/Diff-DAC

Gossip-based Actor-Learner Architectures for Deep Reinforcement Learning

Primary LanguagePythonOtherNOASSERTION

Diff-DAC: Fully Distributed Actor-Critic Architecture for Multitask Deep Reinforcement Learning

This repo contains the code used in developing the DiffDAC architecture for distributed multi-task reinforcement learning as described in the paper by Sergio Valcarcel Macua, Ian Davies, Aleksi Tukiainen and Enrique Munoz de Cote [1].

Below we share the abstract from the paper to provide an overview:

We propose a fully distributed actor-critic architecture, named Diff-DAC, with application to multitask reinforcement learning (MRL). During the learning process, agents communicate their value and policy parameters to their neighbours, diffusing the information across a network of agents with no need for a central station. Each agent can only access data from its local task, but aims to learn a common policy that performs well for the whole set of tasks. The architecture is scalable, since the computational and communication cost per agent depends on the number of neighbours rather than the overall number of agents.We derive Diff-DAC from duality theory and provide novel insights into the actor-critic framework, showing that it is actually an instance of the dual ascent method.We prove almost sure convergence of Diff-DAC to a common policy under general assumptions that hold even for deep-neural network approximations. For more restrictive assumptions, we also prove that this common policy is a stationary point of an approximation of the original problem. Numerical results on multitask extensions of common continuous control benchmarks demonstrate that Diff-DAC stabilises learning and has a regularising effect that induces higher performance and better generalisation properties than previous architectures.

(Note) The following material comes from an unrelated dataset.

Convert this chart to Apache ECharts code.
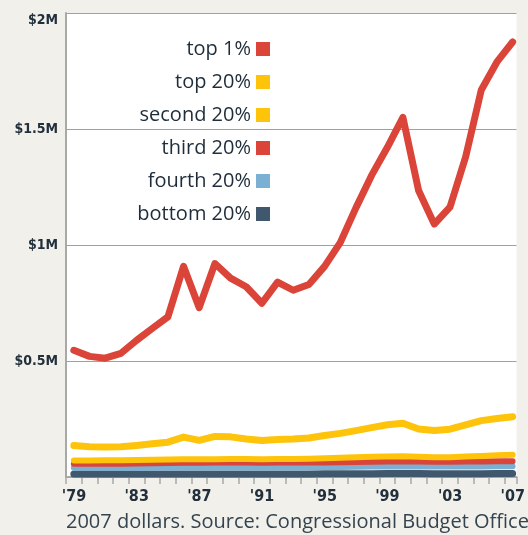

[1] Valcarcel Macua, S., Davies, I., Tukiainen, A., & De Cote, E. (2021). Fully distributed actor-critic architecture for multitask deep reinforcement learning. The Knowledge Engineering Review, 36, E6. doi:10.1017/S0269888921000023

Citing Diff-DAC

If you use Diff-DAC in your work, please cite the paper as below:

@article{
    valcarcel macua_davies_tukiainen_de cote_2021, 
    author={Valcarcel Macua, Sergio and Davies, Ian and Tukiainen, Aleksi and de Cote, Enrique Munoz}, 
    title={Fully distributed actor-critic architecture for multitask deep reinforcement learning}, 
    volume={36}, 
    journal={The Knowledge Engineering Review}, 
    publisher={Cambridge University Press}, 
    year={2021}, 
    pages={e6}
}

Setup

This code has been tested with

  • Python 3.7.4
  • PyTorch 1.0 or higher The experiments reported in the paper were run using PyTorch 1.5 (The original GALA Paper uses PyTorch 1.0). We have also tested this code with PyTorch 1.3.

Requirements

To install other requirements, return to the clone this repo and run

pip install -r requirements.txt

If looking to run on MuJoCo environments then install MuJoCo and mujoco-py following the instructions here.

Running the code

As an example, to use Diff-A2C to train an agent to play the multitask variant of the Acrobot-v1 environment using 4 actor-learners arranged in a ring with 1 simulator per actor-learner, run

CUDA_VISIBLE_DEVICES=0 python main.py \
    --env-name RandomExtremeAcrobot-v1 \
    --seed 1 \
    --lr 0.00007 \
    --num-env-steps 1000000 \
    --save-interval 50000 \
    --num-learners 4 \
    --adjacency-matrix "[[0,1,0,1],[1,0,1,0],[0,1,0,1],[1,0,1,0]]"
    --num-steps-per-update 5 \
    --sync-freq 5 \
    --num-procs-per-learner 1 \
    --log-dir /tmp/logs/Acrobot/

This code produces one log file for each simulator. The log file contains three columns, the reward, episode length, and wall clock time, recorded after every episode.

Environments

The multi-task Acrobot variant used in our experiments is a copy of the implementation used by Packer et al. (2018) which is available here (alongside other variants of reinforcement learning environments) and is absorbed into our codebase for simplicity.

We also implement wrappers to enable variants of standard MuJoCo environments in ./envs/mujoco.py.

Acknowledgements

Gossip-based Actor-Learner Architectures (GALA)

This repo was built upon the implementation of GALA used for the experiments reported in

Mido Assran, Joshua Romoff, Nicolas Ballas, Joelle Pineau, and Mike Rabbat, "Gossip-based actor learner architectures for deep reinforcement learning," Advances in Neural Information Processing Systems (NeurIPS) 2019. arxiv version

Their code is itself based on Ilya Kostrikov's pytorch-a2c-ppo-acktr-gail repository

License

See the LICENSE file for details about the license under which this code is made available.